Павел Отто горный институт закончил уже в войну, и сразу же – нет, не на фронт его направили, где было большинство его сверстников, – а на прииски: золото и молибден нужны были стране, золото шло на оружие, молибден – в оружейную сталь. Отто бросили на золото – на приисках и рудниках проходила та же передовая, и там тоже жили по законам военного времени.

– На руднике, куда меня направили геологом, кончались запасы золотомолибденовой руды. Нужно было срочно наращивать разведанные запасы, открывать новые рудные жилы. Это нам удалось сделать, хотя и пришлось исключительно трудно. Богатую мы подсекли жилу и назвали ее символично – «Победа». Она и сработала на победу над фашизмом.

Вот так просто: подсекли жилу и ухватили богатое золото. А как им было при этом? В поле геологам жизнь и в мирные дни не сахар – вдали от всех удобств цивилизации, с природой один на один. А каково им было тогда, когда никаких скидок на особые трудности не делали. А ответственность! С той жилой ведь так было. Ни у кого не было в нее веры. И прекращать уж хотели в том месте разведку. Зачем средства и время впустую терять? «Зеленый» геолог взял на себя ответственность за положительный результат. И оказался прав. А если бы ошибся? Могло бы кончиться трибуналом. Не саботаж ли это упрямство, не вредительство ли?

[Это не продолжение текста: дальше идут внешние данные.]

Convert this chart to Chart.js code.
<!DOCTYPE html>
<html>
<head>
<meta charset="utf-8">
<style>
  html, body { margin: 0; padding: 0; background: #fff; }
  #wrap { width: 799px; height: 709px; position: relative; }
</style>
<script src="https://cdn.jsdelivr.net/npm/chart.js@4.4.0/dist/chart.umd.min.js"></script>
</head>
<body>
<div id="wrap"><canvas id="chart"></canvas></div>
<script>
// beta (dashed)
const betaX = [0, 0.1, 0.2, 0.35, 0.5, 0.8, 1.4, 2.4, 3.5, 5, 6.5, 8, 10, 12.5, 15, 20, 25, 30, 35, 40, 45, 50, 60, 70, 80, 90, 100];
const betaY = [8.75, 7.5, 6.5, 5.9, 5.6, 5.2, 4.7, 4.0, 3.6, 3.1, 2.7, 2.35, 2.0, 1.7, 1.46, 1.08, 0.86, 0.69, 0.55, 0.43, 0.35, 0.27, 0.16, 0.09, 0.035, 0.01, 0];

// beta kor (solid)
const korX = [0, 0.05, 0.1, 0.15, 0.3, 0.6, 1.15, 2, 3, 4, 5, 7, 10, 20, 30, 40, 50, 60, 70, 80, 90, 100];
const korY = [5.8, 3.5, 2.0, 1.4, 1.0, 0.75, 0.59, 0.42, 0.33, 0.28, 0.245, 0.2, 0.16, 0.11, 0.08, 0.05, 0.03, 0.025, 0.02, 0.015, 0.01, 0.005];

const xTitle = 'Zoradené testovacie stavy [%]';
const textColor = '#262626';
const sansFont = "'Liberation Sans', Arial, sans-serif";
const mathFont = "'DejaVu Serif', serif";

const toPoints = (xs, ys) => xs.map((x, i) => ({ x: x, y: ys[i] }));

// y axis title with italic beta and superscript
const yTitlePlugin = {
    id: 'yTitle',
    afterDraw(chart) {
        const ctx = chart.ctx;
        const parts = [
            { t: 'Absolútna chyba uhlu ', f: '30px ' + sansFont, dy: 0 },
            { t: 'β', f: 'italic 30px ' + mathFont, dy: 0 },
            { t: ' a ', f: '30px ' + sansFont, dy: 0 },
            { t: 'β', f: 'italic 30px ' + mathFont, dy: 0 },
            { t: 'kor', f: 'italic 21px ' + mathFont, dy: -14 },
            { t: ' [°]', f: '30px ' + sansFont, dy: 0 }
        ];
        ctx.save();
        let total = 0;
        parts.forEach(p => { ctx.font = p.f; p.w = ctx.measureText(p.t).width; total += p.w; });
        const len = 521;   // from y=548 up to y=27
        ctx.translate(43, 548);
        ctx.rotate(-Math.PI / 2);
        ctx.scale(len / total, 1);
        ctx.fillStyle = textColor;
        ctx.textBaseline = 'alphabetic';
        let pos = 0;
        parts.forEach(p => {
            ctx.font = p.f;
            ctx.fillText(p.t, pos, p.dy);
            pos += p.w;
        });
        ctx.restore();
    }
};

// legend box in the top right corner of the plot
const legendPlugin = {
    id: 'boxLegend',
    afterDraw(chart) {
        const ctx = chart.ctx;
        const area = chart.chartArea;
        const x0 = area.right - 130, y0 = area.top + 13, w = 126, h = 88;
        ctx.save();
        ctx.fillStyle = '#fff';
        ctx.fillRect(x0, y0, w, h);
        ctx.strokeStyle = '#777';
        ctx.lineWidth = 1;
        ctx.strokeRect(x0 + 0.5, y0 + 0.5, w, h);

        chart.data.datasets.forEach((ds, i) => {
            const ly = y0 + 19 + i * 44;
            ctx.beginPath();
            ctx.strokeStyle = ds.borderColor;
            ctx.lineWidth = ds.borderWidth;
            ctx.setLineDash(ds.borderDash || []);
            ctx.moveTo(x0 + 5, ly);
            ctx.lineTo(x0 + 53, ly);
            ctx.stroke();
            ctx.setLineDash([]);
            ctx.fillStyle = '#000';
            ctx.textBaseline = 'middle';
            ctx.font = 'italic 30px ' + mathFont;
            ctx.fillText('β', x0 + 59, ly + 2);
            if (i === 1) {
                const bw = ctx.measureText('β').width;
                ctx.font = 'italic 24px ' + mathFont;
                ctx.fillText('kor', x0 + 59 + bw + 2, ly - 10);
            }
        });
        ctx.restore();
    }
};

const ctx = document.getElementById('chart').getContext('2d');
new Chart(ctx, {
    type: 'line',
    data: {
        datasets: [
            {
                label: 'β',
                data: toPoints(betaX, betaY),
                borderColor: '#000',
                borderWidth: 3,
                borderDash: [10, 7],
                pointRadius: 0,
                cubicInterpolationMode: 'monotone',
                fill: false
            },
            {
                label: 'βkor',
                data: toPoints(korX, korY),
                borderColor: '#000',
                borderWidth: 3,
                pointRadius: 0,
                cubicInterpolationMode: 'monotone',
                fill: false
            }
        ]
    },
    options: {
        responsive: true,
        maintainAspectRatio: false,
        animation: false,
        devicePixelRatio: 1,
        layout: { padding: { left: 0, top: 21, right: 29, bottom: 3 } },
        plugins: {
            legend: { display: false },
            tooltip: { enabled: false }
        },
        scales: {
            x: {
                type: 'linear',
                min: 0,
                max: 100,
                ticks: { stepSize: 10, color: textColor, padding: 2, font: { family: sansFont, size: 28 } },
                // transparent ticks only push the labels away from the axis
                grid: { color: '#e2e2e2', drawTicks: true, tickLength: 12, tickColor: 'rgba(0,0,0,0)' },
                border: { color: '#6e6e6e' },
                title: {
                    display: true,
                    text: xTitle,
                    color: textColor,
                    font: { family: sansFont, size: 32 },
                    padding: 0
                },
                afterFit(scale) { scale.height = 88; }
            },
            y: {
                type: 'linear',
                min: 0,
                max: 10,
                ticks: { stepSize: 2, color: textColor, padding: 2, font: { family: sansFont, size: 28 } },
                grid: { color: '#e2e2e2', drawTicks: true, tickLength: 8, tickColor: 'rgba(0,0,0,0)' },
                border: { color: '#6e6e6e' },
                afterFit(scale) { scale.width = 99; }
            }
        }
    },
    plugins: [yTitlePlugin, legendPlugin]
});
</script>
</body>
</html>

Но мы снова на фронт, на который работала тогда вся страна, добывал уголь Ростислав Фуклев, золото – Павел Отто. Где были тогда большинство их ровесников – ровесников Октября.

«При Рокоссовском», – так говорит об остальных своих, после госпиталя, фронтовых днях Константин Петрович Гуц.

Когда вывез Гуца в 42-м санитарный эшелон из сталинградского пекла, ему повезло. Шел он в Сибирь через Златоуст. Здесь, на родной станции, Гуц и упросил оставить. Дома ведь и стены помогают. Кто его знает, верна ли поговорка, если он только через десять месяцев выполз из госпиталя – с покалеченной ногой и инвалидностью второй группы. Вскоре назначили его заведующим военным отделом райкома партии.

И все-таки летом 43-го он снова был в действующей армии. Конечно, по повестке его бы не взяли – инвалид. По личному заявлению. Формировался Уральский добровольческий танковый корпус. А он же танкист! Как медкомиссию прошел с искалеченной ногой?

– Ну уж прямо-таки Маресьев, – не согласился он в беседе. – У него ног не было, а у меня обе целы. А на медкомиссию без палочки явился, хотя и… Так рассудил: в танке обузой не буду.

Накануне Курской битвы оказался лейтенант Гуц в расположении Челябинской танковой бригады. А вот в бой пошел не с земляками. Стоял по соседству 1-й Донской гвардейский танковый корпус, а оказалось, что тот самый, в котором «переквалифицировался» из кавалериста в танкисты. Пока лежал по госпиталям, его боевые товарищи заслужили гвардейское знамя и почетное звание «Донской». Переманили они его, добились перевода. С ними и прошел он от Орла до Ростока.

Донской гвардейский именовался отдельным, в танковые армии не входил, подчинялся непосредственно командованию фронтом, был в его резерве. «При Рокоссовском», – поясняет Константин Петрович. Прославленный маршал корпусом дорожил, и когда его переводили с фронта на фронт, добивался и перевода Донского гвардейского.

Резерв командования фронтом. Потому и столь извилист боевой путь гвардейцев. Бросали корпус туда, где было жарче всего, где решалась судьба операции.

На Курской дуге гвардейцы-танкисты участвовали в операции «Кутузов», громили гитлеровцев на Орловском выступе.

Операция «Багратион» – освобождение Белоруссии. Здесь гвардейцы Донского отличились при окружении основных сил гитлеровской группы армий «Центр».

– В фильме «Освобождение» прямо-таки о нас снимали. Там, где танки через болото пробивались. Конечно, тонули. Но появились там, где гитлеровцы никак не ждали. В кольцо замкнули более пятидесяти тысяч. Они-то и шли на «параде» в Москве 17 июля 1944 года.

Памятью об освобождении польского народа на груди ветерана орден «Крест Храбрых» и медали «За вольность», «За Одер, Нейсе и Балтику» – польские боевые награды.

«Этот День Победы порохом пропах…»

Победа! Чураков салютовал ей в Берлине. После Малой земли оказался он в морской пехоте, потом в училище. «Скорострельные» по военному времени курсы переквалифицировали его из зенитчика в танкиста.

Как долго, с какой гордостью выговаривал Геннадий Иванович в беседе именование своей танковой бригады – 47-я Уманско-Померанская ордена Ленина, дважды Краснознаменная (значит, два боевых ордена Красного Знамени в наградах), орденов Суворова, Кутузова и Богдана Хмельницкого. 6 орденов! Не знаю, кто как, а я столь орденоносных воинских соединений не встречал. Входила бригада, в которой Чураков командовал батальоном, во 2-ю гвардейскую танковую армию генерала Богданова, сыгравшую немалую роль в Берлинской операции.